Z serca Polski nr 3/17

Szczypta orientu

2017.03.14 12:50 , aktualizacja: 2017.03.14 14:27

Autor: Jarosław Czaplicki, Wprowadzenie: Iwona Dybowska

  • przygotowanie śniadania w pamirskiej rodzinie fot. arch. prywatne
  • fot. arch. prywatne
  • fot. arch. prywatne
  • fot. arch. prywatne

Gdybym miał powiedzieć, co najbardziej mi się podobało, odpowiedziałbym: wszystko! O takiej podróży marzyłem, odkąd tylko pamiętam.

 

Termin wyprawy wpłynął na wybór miejsc, do których dotarłem. Zdecydowałem się na Chiny, Mongolię, kraje Azji centralnej: Kirgistan, Tadżykistan, Uzbekistan, Afganistan, a także Iran i na sam koniec krótki rekonesans w Wietnamie, Kambodży i Tajlandii. Niektóre miejsca zrobiły na mnie szczególne wrażenie. Tak było z Tadżykistanem, a zwłaszcza z jego najbiedniejszym, ale też najpiękniejszym zakątkiem – Autonomicznym Rejonem Górnego Badachszanu.
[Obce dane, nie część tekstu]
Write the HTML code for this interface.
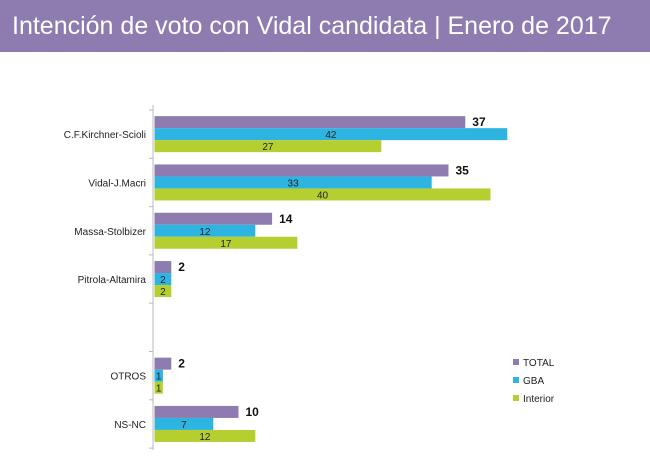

Wyrabiając wizę do tego kraju, koniecznie trzeba pamiętać, że Górny Badachszan wymaga specjalnego pozwolenia. Na własnej skórze przekonałem się, że dokument ten jest skrupulatnie kontrolowany przez pograniczników i wojskowych. Warto jednak się o niego postarać, bo to swojego rodzaju przepustka do wspaniałych krajobrazów tego górzystego kraju. To tutaj przebiega większość legendarnej Pamir Highway.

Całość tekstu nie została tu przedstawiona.